━━ MATERIAL PROVIDED
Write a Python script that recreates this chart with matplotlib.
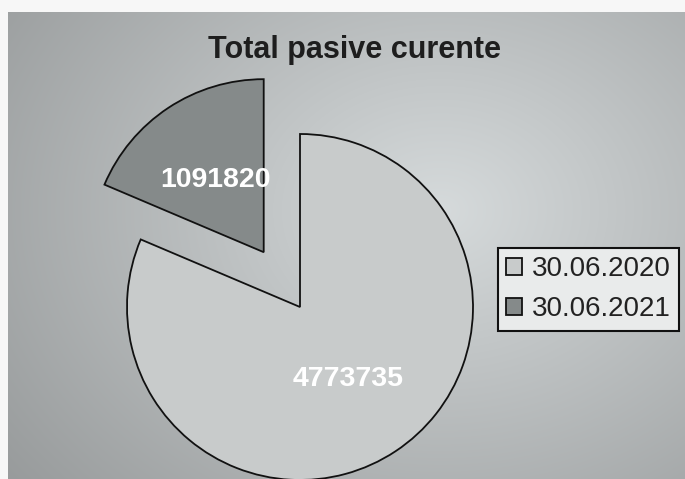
import numpy as np
import matplotlib
matplotlib.use("Agg")
import matplotlib.pyplot as plt

title = "Total pasive curente"
categories = ["30.06.2020", "30.06.2021"]
values = [4773735, 1091820]
colors = ["#c8cbcb", "#858a8a"]
explode = [0, 0.38]

W, H = 685, 479
fig = plt.figure(figsize=(W / 100, H / 100), dpi=100)

# background radial gradient with a white scan margin on top/left
bg = fig.add_axes([0, 0, 1, 1])
yy, xx = np.mgrid[0:H, 0:W]
cx, cy = 440, 210
d = np.sqrt(((xx - cx) / 420.0) ** 2 + ((yy - cy) / 330.0) ** 2)
g = np.clip(0.86 - 0.19 * d, 0.58, 0.87)
img = np.dstack([g * 0.975, g * 0.995, g * 1.0])
img[:12, :, :] = 0.97
img[:, :8, :] = 0.97
bg.imshow(np.clip(img, 0, 1), aspect="auto", extent=[0, W, H, 0])
bg.set_axis_off()

# pie axes: center at pixel (300, 307), radius 173 px
R, PX, PY = 173.0, 300.0, 307.0
ax = fig.add_axes([0, 0, 1, 1])
ax.patch.set_alpha(0)
wedges, texts = ax.pie(values, colors=colors, explode=explode, startangle=90,
                       counterclock=False, radius=1.0,
                       labels=[f"{v}" for v in values], labeldistance=0.5,
                       wedgeprops=dict(edgecolor="#111111", linewidth=1.3),
                       textprops=dict(color="white", fontsize=20.5, fontweight="bold",
                                      family="Liberation Sans", ha="center", va="center"))
ax.set_aspect("auto")
ax.set_xlim(-PX / R, (W - PX) / R)
ax.set_ylim((PY - H) / R, PY / R)
ax.set_axis_off()

fig.text(355 / W, 1 - 50 / H, title, ha="center", va="center", fontsize=22,
         fontweight="bold", family="Liberation Sans", color="#1e1e1e")

leg = fig.legend(wedges, categories, loc="upper left",
                 bbox_to_anchor=(498 / W, 1 - 248 / H), borderaxespad=0,
                 prop=dict(family="Liberation Sans", size=20),
                 handlelength=0.55, handleheight=0.55, handletextpad=0.36,
                 labelspacing=0.5, borderpad=0.3, frameon=True, fancybox=False,
                 facecolor="#e9ebeb", edgecolor="#111111", framealpha=1)
leg.get_frame().set_linewidth(1.5)
for t in leg.get_texts():
    t.set_color("#222222")

fig.savefig("out.png", dpi=100)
━━━━
GIVEN INSTRUCTION =>
Pictures are excluded; extract exactly the lines from the start of the data through the line that holds "fig = plt.figure(figsize=(W", both ends included.

SOLUTION FOR THIS PROBLEM =>
Write a Python script that recreates this chart with matplotlib.
import numpy as np
import matplotlib
matplotlib.use("Agg")
import matplotlib.pyplot as plt

title = "Total pasive curente"
categories = ["30.06.2020", "30.06.2021"]
values = [4773735, 1091820]
colors = ["#c8cbcb", "#858a8a"]
explode = [0, 0.38]

W, H = 685, 479
fig = plt.figure(figsize=(W / 100, H / 100), dpi=100)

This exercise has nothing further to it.